__Goal__
Without the pictures, print the lines running from the beginning of the material to the line containing "const X_TICK_EXPONENTS = [0, 1, 2, 3];", both ends included.

__Stored data__
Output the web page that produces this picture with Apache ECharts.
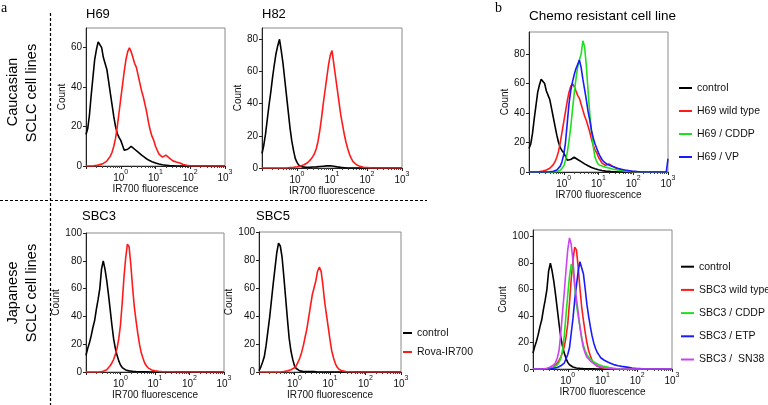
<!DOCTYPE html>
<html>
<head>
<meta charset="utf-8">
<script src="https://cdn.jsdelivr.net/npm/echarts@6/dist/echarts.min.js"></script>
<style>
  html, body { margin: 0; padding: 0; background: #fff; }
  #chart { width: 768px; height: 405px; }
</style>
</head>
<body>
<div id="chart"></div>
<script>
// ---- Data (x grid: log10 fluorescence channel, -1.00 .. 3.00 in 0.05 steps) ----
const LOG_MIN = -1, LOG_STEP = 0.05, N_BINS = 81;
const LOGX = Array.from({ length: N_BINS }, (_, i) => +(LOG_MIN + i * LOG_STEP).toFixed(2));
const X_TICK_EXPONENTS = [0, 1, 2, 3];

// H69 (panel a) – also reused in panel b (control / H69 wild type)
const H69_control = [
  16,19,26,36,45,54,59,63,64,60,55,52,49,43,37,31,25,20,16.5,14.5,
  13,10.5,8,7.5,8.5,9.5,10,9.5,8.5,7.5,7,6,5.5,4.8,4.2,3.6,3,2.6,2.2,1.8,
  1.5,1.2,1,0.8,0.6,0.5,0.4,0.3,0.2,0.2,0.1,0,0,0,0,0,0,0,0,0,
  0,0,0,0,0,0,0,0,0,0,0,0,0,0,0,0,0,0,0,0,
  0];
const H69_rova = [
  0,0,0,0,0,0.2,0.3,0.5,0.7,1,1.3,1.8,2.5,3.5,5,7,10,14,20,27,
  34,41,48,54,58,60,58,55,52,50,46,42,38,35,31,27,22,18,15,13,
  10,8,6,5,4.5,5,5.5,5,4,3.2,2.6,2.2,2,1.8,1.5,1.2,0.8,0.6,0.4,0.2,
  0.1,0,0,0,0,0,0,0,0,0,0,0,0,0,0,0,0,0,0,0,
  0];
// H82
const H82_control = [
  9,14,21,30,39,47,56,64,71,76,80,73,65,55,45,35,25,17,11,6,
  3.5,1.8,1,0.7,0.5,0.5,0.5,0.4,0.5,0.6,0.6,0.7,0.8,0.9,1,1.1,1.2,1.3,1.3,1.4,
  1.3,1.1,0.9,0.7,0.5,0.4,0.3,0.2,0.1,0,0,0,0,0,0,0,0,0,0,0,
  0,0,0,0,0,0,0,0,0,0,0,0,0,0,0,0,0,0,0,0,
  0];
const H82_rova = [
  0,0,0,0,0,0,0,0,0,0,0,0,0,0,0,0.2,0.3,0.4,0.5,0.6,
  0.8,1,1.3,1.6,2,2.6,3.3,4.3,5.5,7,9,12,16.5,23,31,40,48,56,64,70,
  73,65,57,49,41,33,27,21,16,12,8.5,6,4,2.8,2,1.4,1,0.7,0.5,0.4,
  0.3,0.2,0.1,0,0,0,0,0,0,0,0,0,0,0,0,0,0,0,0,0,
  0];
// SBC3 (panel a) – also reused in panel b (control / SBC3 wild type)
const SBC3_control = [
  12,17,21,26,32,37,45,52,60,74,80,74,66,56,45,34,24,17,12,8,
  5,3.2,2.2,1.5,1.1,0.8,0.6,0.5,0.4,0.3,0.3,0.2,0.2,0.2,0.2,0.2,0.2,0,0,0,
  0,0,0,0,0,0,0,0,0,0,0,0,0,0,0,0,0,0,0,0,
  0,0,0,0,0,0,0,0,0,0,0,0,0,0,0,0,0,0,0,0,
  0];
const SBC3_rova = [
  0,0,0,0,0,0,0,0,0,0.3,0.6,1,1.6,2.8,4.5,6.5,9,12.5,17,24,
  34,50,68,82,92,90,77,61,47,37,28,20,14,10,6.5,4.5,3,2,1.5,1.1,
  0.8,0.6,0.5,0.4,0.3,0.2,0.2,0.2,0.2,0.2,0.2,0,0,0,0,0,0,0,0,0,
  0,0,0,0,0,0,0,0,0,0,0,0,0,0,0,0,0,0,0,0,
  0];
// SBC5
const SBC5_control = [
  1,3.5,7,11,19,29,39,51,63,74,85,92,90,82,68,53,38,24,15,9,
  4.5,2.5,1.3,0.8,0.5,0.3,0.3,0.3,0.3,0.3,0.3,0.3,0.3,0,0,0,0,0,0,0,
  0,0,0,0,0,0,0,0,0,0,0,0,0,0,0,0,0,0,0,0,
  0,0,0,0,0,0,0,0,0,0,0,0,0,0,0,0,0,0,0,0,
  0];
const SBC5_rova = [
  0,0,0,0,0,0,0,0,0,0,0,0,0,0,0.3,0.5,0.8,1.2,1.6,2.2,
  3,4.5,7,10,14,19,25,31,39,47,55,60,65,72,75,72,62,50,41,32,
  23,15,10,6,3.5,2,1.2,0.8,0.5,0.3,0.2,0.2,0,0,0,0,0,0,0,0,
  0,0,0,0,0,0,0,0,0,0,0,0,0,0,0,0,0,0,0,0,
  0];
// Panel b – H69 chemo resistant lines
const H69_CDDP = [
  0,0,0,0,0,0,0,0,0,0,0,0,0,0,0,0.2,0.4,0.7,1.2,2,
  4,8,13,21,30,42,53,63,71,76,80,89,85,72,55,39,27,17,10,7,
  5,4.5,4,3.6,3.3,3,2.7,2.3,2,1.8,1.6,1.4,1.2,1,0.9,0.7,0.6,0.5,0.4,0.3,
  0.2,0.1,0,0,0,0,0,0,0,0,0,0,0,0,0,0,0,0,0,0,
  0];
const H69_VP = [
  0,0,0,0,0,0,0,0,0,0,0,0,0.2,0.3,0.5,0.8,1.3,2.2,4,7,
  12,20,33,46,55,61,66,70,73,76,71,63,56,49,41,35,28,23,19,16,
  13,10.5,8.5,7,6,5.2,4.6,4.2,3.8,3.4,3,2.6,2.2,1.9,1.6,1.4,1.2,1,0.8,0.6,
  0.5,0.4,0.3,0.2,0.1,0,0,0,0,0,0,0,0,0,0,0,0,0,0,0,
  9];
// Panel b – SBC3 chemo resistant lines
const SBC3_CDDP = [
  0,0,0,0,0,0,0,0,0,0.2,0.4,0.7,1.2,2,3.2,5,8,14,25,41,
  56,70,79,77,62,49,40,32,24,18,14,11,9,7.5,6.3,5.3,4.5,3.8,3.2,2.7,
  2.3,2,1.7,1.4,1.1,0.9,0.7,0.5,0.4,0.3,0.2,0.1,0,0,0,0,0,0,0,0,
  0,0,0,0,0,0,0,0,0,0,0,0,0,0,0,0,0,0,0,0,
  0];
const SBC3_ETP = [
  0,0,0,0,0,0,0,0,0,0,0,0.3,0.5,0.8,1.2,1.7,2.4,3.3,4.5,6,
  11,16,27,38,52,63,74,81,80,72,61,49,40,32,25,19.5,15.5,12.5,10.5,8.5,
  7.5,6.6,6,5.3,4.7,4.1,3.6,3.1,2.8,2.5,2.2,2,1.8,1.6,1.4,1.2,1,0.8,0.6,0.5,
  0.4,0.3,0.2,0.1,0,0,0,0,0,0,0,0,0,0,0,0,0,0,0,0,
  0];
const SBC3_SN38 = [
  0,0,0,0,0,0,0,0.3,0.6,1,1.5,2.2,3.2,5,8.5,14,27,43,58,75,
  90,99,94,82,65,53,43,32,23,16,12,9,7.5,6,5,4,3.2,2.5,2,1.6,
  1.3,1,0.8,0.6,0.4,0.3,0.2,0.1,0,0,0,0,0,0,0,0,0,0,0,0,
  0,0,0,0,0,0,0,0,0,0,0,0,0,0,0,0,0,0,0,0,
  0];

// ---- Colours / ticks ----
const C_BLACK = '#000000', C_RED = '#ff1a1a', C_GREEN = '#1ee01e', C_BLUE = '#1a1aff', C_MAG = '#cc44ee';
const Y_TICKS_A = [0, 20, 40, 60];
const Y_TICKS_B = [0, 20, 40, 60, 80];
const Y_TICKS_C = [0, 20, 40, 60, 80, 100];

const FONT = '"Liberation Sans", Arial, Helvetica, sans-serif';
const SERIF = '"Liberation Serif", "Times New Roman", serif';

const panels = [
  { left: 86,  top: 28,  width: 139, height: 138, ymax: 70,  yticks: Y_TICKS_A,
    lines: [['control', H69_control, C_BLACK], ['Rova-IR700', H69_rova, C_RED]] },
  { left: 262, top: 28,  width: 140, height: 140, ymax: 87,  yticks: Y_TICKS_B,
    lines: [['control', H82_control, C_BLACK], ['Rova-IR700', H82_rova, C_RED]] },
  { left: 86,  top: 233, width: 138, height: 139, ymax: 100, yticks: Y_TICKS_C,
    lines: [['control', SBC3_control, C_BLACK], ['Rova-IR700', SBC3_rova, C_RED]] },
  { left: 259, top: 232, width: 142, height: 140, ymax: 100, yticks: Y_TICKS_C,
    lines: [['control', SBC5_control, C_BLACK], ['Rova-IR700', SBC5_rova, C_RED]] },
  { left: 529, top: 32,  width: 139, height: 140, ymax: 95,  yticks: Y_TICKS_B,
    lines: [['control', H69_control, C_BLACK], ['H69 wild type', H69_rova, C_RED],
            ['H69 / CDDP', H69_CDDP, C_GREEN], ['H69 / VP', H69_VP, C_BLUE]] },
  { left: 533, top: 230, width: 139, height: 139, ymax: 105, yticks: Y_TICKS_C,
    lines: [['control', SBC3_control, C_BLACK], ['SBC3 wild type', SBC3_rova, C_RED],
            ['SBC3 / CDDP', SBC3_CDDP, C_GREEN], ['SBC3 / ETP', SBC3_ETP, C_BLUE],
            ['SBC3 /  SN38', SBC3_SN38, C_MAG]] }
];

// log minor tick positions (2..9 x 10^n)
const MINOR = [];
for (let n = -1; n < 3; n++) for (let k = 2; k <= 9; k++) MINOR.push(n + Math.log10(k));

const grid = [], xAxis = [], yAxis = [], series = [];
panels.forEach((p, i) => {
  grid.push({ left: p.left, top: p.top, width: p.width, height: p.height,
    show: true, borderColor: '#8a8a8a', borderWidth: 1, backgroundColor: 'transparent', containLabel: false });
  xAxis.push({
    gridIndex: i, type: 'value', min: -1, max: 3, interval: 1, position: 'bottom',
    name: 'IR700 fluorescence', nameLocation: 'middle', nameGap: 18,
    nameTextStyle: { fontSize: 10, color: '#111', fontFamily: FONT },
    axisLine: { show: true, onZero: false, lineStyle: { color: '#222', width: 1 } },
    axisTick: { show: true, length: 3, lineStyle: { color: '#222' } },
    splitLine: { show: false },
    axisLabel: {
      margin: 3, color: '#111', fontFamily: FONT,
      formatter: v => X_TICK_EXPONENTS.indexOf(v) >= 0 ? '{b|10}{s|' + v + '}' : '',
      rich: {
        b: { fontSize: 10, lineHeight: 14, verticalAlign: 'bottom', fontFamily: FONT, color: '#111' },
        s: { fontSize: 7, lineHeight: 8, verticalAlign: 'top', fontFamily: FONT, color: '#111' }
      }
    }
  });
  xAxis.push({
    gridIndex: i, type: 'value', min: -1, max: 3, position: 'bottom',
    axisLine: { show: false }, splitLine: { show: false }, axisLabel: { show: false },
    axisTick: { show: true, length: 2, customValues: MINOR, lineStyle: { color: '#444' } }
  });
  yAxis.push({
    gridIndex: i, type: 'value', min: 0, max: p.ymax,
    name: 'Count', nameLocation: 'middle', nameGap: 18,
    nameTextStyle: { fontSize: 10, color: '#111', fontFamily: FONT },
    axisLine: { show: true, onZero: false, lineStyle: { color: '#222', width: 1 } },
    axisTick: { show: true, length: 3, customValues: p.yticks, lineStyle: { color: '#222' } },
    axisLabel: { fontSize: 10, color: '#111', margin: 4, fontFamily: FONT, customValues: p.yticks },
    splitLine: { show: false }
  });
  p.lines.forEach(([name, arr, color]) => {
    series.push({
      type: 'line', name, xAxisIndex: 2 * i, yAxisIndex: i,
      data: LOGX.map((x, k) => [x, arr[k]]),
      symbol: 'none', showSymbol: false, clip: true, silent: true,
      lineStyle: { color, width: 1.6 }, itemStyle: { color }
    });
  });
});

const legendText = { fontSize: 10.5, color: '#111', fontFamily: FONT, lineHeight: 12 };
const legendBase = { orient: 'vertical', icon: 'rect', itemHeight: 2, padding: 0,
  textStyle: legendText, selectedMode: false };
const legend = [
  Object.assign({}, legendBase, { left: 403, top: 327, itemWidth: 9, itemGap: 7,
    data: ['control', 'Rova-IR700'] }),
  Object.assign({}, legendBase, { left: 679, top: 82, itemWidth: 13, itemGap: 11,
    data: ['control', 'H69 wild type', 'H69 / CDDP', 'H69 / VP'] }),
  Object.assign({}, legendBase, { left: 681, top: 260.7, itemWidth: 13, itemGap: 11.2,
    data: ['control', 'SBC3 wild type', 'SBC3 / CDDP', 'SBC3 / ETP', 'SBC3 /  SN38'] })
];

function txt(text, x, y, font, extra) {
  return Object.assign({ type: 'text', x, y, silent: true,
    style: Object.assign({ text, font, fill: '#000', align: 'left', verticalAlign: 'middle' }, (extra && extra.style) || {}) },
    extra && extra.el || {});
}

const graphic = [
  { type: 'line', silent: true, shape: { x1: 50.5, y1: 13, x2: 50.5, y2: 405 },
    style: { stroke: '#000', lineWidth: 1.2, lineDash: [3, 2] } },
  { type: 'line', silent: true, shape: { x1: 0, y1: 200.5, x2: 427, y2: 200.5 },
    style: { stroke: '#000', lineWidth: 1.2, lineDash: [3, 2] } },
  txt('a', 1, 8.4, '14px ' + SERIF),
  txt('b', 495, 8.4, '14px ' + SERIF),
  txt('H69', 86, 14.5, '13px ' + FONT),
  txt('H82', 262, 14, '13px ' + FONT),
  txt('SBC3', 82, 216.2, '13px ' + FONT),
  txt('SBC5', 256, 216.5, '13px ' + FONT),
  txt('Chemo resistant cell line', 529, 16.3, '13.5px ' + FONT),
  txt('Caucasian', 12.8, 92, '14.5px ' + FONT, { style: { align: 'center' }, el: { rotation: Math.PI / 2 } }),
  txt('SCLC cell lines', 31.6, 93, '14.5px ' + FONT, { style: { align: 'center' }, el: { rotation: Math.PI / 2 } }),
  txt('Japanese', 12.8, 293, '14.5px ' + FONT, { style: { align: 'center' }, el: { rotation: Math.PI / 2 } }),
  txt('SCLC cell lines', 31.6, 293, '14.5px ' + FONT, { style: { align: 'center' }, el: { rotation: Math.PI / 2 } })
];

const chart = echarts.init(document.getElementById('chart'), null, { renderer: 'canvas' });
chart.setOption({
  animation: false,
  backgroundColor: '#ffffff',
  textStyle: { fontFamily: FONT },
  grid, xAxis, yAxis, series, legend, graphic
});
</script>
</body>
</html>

__Exercise solution__
Output the web page that produces this picture with Apache ECharts.
<!DOCTYPE html>
<html>
<head>
<meta charset="utf-8">
<script src="https://cdn.jsdelivr.net/npm/echarts@6/dist/echarts.min.js"></script>
<style>
  html, body { margin: 0; padding: 0; background: #fff; }
  #chart { width: 768px; height: 405px; }
</style>
</head>
<body>
<div id="chart"></div>
<script>
// ---- Data (x grid: log10 fluorescence channel, -1.00 .. 3.00 in 0.05 steps) ----
const LOG_MIN = -1, LOG_STEP = 0.05, N_BINS = 81;
const LOGX = Array.from({ length: N_BINS }, (_, i) => +(LOG_MIN + i * LOG_STEP).toFixed(2));
const X_TICK_EXPONENTS = [0, 1, 2, 3];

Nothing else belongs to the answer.